Hey Akhil! Amazing article! I had always wondered how is chrome able to find matching strings so fast.
One question, is this type of pattern matching slower or faster than using Regular Expressions (say in python)?

ZaneHannanAU • Jul 8 '20

Regexes are generally functions, with arbitrary rules as to their composition. For example, "all 10 or 11 digit phone numbers starting with +91" might be expressed in regex as "(?:\+91|\(\+91\))[ -]?\d{3}[ -]?\d{3}[ -]?\d{3}", but a compiled function might use many other tricks to find its way through the document, be it a trie (moderately memory intensive) or whatever.

Regexes are just a simplified means of expressing functions, with their own grammatical structure.

Simple byte lookups (especially in an ASCII or ASCII compatible document) are dozens if not hundreds or thousands of times faster than composition of a function like that.

Akhil • Jul 8 '20

Yea, it depends on various factors like how many time regex is being executed etc.

Eg : If your string is 'QABC' and pattern is 'ABC' then the naive algorithm will perform better.

I read somewhere about the progress being made in fast string matching with regex using pattern matching algorithms with them.

ZaneHannanAU • Jul 8 '20

That first one is true in js, but in most languages it's false.

Using regex to find string matches is still quite slow, but does work fairly well. In a compiled language, like rust, c, or go, it will be quite consistent, and have a constant time (unless gc interrupts it).

The short of it is: avoid regexes where possible. There are many premade solutions available.

Akhil • Jul 7 '20

I am not sure about its speed in python, maybe StackOverflow might help with that but overall regex are faster for dynamic situations like finding all phones numbers and algorithms might be faster for finding a particular phone number in a record of million phone numbers.

Sam Wight • Jul 8 '20

It depends on the complexity of the regex you're searching with. Regex engines usually build some sort of state machine from your regex, sort of like a compiler. Then they use that to check against the string. A state-machine based implementation will just be slower because of all of the extra variable changes it's having to do, but with simple enough regexes the compiled state machine might be fairly similar to this.

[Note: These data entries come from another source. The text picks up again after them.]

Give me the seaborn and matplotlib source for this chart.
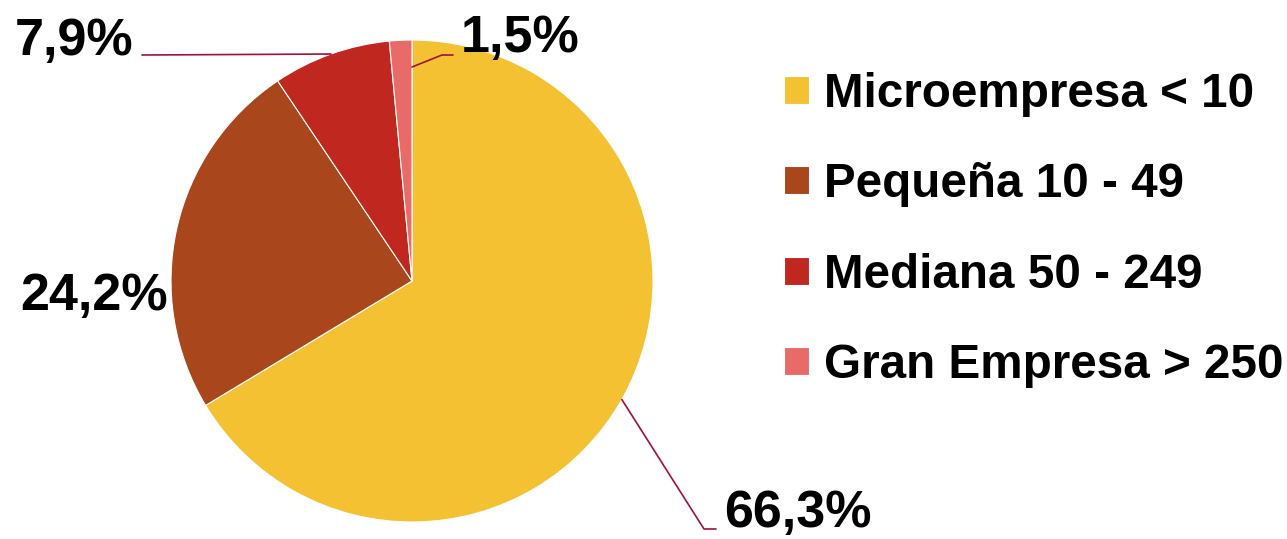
import matplotlib
matplotlib.use('Agg')
import matplotlib.pyplot as plt
import numpy as np
import seaborn as sns

sns.set_style('white')
plt.rcParams['font.family'] = ['Liberation Sans', 'DejaVu Sans']
plt.rcParams['font.weight'] = 'bold'
plt.rcParams['text.color'] = 'black'

# data
categories = ['Microempresa < 10', 'Pequeña 10 - 49', 'Mediana 50 - 249', 'Gran Empresa > 250']
shares = [66.3, 24.2, 7.9, 1.5]
share_labels = ['66,3%', '24,2%', '7,9%', '1,5%']
colors = sns.color_palette(['#F4C133', '#A9461B', '#C0271F', '#E96B67'])

line_color = '#A0103A'

fig = plt.figure(figsize=(12.87, 5.39), dpi=100)
W, H = 1287, 539
cx, cy, R = 412, 281, 241
ax = fig.add_axes([(cx - R) / W, (H - cy - R) / H, 2 * R / W, 2 * R / H])

wedges, _ = ax.pie(shares, colors=colors, startangle=90, counterclock=False,
                   wedgeprops=dict(edgecolor='white', linewidth=0.8))
ax.set_xlim(-1, 1)
ax.set_ylim(-1, 1)
ax.set_aspect('equal')
ax.axis('off')

def px(x, y):
    # pixel coords (from top-left) to data coords of the pie
    return (x - cx) / R, (cy - y) / R

def mid_point(w, r):
    a = np.deg2rad((w.theta1 + w.theta2) / 2)
    return r * np.cos(a), r * np.sin(a)

lab_size = 37.5

# 66,3% -> lower right with leader
p0 = mid_point(wedges[0], 1.0)
p1 = px(704, 529)
p2 = px(716, 529)
ax.plot([p0[0], p1[0], p2[0]], [p0[1], p1[1], p2[1]], color=line_color, lw=1.2, clip_on=False)
tx, ty = px(724, 527)
ax.text(tx, ty, share_labels[0], fontsize=lab_size, fontweight='bold', ha='left', va='baseline')

# 24,2% -> left, no leader
tx, ty = px(168, 310)
ax.text(tx, ty, share_labels[1], fontsize=lab_size, fontweight='bold', ha='right', va='baseline')

# 7,9% -> top left with leader
p0 = mid_point(wedges[2], 1.0)
p1 = px(142, 55)
ax.plot([p0[0], p1[0]], [p0[1], p1[1]], color=line_color, lw=1.2, clip_on=False)
tx, ty = px(133, 55)
ax.text(tx, ty, share_labels[2], fontsize=lab_size, fontweight='bold', ha='right', va='baseline')

# 1,5% -> top with leader
p0 = px(412, 67)
p1 = px(442, 55)
p2 = px(453, 55)
ax.plot([p0[0], p1[0], p2[0]], [p0[1], p1[1], p2[1]], color=line_color, lw=1.2, clip_on=False)
tx, ty = px(461, 52)
ax.text(tx, ty, share_labels[3], fontsize=lab_size, fontweight='bold', ha='left', va='baseline')

fig.legend(wedges, categories, loc='upper left', bbox_to_anchor=(784 / W, 1 - 72 / H),
           frameon=False, prop=dict(size=34.3, weight='bold'),
           handlelength=0.53, handleheight=0.53, handletextpad=0.3,
           labelspacing=0.95, borderaxespad=0, borderpad=0)

fig.savefig('out.png', dpi=100)
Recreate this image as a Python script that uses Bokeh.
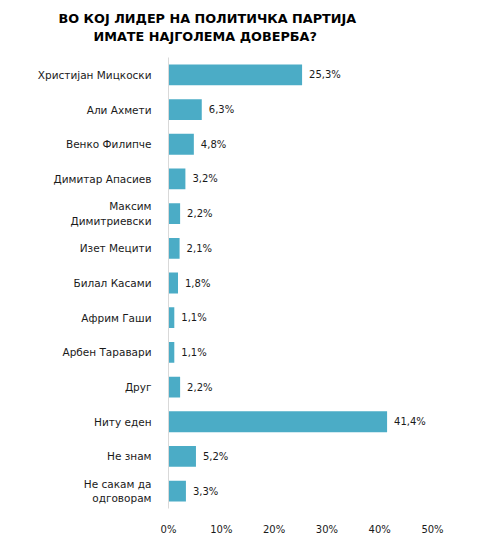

Regexes also aren't guaranteed to be much faster than a hand-written implementation for things like finding phone numbers, etc. They're pretty darn fast, don't get me wrong, but there might possibly be optimizations that could be made for specific use cases. Regex is just a convenient abstraction. Much like Javascript or Python, it's "just fast enough" for the vast majority of use cases, but for some like these, you need a better implementation for it to be performant.